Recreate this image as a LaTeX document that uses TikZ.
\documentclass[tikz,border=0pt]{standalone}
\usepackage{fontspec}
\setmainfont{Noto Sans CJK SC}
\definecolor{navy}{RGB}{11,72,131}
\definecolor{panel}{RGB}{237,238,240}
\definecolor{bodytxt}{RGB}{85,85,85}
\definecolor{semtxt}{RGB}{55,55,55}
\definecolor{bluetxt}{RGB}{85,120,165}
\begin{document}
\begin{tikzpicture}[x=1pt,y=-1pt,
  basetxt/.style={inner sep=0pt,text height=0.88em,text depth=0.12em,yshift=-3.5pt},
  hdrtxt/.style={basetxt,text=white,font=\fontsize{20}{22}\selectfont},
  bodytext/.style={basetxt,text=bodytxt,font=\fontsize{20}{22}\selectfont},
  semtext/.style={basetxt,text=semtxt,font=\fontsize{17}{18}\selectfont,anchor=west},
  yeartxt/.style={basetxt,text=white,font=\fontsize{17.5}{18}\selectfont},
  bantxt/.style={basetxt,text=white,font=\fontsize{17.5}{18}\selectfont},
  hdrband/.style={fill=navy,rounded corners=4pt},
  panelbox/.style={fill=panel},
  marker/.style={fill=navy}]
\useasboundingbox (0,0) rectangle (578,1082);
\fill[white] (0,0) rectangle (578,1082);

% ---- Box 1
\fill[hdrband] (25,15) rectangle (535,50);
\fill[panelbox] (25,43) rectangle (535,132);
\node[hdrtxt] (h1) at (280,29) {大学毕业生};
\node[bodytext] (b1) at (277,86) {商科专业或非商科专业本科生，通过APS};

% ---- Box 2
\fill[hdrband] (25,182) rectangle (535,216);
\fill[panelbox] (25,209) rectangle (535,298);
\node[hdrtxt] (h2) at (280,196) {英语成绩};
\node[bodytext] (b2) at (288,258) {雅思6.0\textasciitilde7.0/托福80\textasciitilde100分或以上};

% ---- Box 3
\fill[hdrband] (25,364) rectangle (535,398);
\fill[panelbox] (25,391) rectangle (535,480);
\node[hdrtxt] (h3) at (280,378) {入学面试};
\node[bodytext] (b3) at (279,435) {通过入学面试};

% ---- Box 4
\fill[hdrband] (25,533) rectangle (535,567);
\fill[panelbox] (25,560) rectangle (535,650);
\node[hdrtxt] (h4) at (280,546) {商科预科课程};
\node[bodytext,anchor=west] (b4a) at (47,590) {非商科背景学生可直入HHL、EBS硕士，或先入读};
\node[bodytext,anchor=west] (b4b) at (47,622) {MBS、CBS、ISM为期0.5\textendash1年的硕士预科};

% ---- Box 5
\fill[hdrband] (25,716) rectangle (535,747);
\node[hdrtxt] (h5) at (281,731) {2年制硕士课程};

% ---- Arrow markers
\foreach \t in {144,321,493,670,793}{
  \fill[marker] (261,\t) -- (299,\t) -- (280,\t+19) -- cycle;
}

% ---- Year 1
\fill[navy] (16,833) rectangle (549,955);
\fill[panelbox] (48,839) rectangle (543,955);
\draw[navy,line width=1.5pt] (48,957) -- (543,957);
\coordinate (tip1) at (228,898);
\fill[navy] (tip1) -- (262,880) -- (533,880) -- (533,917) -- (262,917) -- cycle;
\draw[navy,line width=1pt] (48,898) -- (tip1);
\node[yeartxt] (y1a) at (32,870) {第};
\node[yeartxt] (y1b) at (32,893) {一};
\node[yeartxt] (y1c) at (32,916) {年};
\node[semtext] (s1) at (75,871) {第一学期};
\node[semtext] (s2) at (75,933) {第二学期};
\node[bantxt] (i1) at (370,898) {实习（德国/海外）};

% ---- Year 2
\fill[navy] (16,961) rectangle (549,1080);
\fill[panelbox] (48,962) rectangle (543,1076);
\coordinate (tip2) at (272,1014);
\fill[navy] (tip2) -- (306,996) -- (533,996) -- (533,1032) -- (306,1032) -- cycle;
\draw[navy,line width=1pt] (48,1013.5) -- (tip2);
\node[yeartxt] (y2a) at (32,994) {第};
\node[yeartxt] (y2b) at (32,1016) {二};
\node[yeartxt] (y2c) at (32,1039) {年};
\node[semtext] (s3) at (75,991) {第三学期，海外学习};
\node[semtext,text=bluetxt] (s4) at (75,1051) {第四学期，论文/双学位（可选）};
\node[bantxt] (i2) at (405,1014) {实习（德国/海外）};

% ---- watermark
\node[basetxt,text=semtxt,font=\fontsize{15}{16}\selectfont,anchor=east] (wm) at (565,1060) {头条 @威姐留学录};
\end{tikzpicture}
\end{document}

##############################

__The problem__.
Write out the whole listing again. Match it word for word.

__Output of the task__.
Recreate this image as a LaTeX document that uses TikZ.
\documentclass[tikz,border=0pt]{standalone}
\usepackage{fontspec}
\setmainfont{Noto Sans CJK SC}
\definecolor{navy}{RGB}{11,72,131}
\definecolor{panel}{RGB}{237,238,240}
\definecolor{bodytxt}{RGB}{85,85,85}
\definecolor{semtxt}{RGB}{55,55,55}
\definecolor{bluetxt}{RGB}{85,120,165}
\begin{document}
\begin{tikzpicture}[x=1pt,y=-1pt,
  basetxt/.style={inner sep=0pt,text height=0.88em,text depth=0.12em,yshift=-3.5pt},
  hdrtxt/.style={basetxt,text=white,font=\fontsize{20}{22}\selectfont},
  bodytext/.style={basetxt,text=bodytxt,font=\fontsize{20}{22}\selectfont},
  semtext/.style={basetxt,text=semtxt,font=\fontsize{17}{18}\selectfont,anchor=west},
  yeartxt/.style={basetxt,text=white,font=\fontsize{17.5}{18}\selectfont},
  bantxt/.style={basetxt,text=white,font=\fontsize{17.5}{18}\selectfont},
  hdrband/.style={fill=navy,rounded corners=4pt},
  panelbox/.style={fill=panel},
  marker/.style={fill=navy}]
\useasboundingbox (0,0) rectangle (578,1082);
\fill[white] (0,0) rectangle (578,1082);

% ---- Box 1
\fill[hdrband] (25,15) rectangle (535,50);
\fill[panelbox] (25,43) rectangle (535,132);
\node[hdrtxt] (h1) at (280,29) {大学毕业生};
\node[bodytext] (b1) at (277,86) {商科专业或非商科专业本科生，通过APS};

% ---- Box 2
\fill[hdrband] (25,182) rectangle (535,216);
\fill[panelbox] (25,209) rectangle (535,298);
\node[hdrtxt] (h2) at (280,196) {英语成绩};
\node[bodytext] (b2) at (288,258) {雅思6.0\textasciitilde7.0/托福80\textasciitilde100分或以上};

% ---- Box 3
\fill[hdrband] (25,364) rectangle (535,398);
\fill[panelbox] (25,391) rectangle (535,480);
\node[hdrtxt] (h3) at (280,378) {入学面试};
\node[bodytext] (b3) at (279,435) {通过入学面试};

% ---- Box 4
\fill[hdrband] (25,533) rectangle (535,567);
\fill[panelbox] (25,560) rectangle (535,650);
\node[hdrtxt] (h4) at (280,546) {商科预科课程};
\node[bodytext,anchor=west] (b4a) at (47,590) {非商科背景学生可直入HHL、EBS硕士，或先入读};
\node[bodytext,anchor=west] (b4b) at (47,622) {MBS、CBS、ISM为期0.5\textendash1年的硕士预科};

% ---- Box 5
\fill[hdrband] (25,716) rectangle (535,747);
\node[hdrtxt] (h5) at (281,731) {2年制硕士课程};

% ---- Arrow markers
\foreach \t in {144,321,493,670,793}{
  \fill[marker] (261,\t) -- (299,\t) -- (280,\t+19) -- cycle;
}

% ---- Year 1
\fill[navy] (16,833) rectangle (549,955);
\fill[panelbox] (48,839) rectangle (543,955);
\draw[navy,line width=1.5pt] (48,957) -- (543,957);
\coordinate (tip1) at (228,898);
\fill[navy] (tip1) -- (262,880) -- (533,880) -- (533,917) -- (262,917) -- cycle;
\draw[navy,line width=1pt] (48,898) -- (tip1);
\node[yeartxt] (y1a) at (32,870) {第};
\node[yeartxt] (y1b) at (32,893) {一};
\node[yeartxt] (y1c) at (32,916) {年};
\node[semtext] (s1) at (75,871) {第一学期};
\node[semtext] (s2) at (75,933) {第二学期};
\node[bantxt] (i1) at (370,898) {实习（德国/海外）};

% ---- Year 2
\fill[navy] (16,961) rectangle (549,1080);
\fill[panelbox] (48,962) rectangle (543,1076);
\coordinate (tip2) at (272,1014);
\fill[navy] (tip2) -- (306,996) -- (533,996) -- (533,1032) -- (306,1032) -- cycle;
\draw[navy,line width=1pt] (48,1013.5) -- (tip2);
\node[yeartxt] (y2a) at (32,994) {第};
\node[yeartxt] (y2b) at (32,1016) {二};
\node[yeartxt] (y2c) at (32,1039) {年};
\node[semtext] (s3) at (75,991) {第三学期，海外学习};
\node[semtext,text=bluetxt] (s4) at (75,1051) {第四学期，论文/双学位（可选）};
\node[bantxt] (i2) at (405,1014) {实习（德国/海外）};

% ---- watermark
\node[basetxt,text=semtxt,font=\fontsize{15}{16}\selectfont,anchor=east] (wm) at (565,1060) {头条 @威姐留学录};
\end{tikzpicture}
\end{document}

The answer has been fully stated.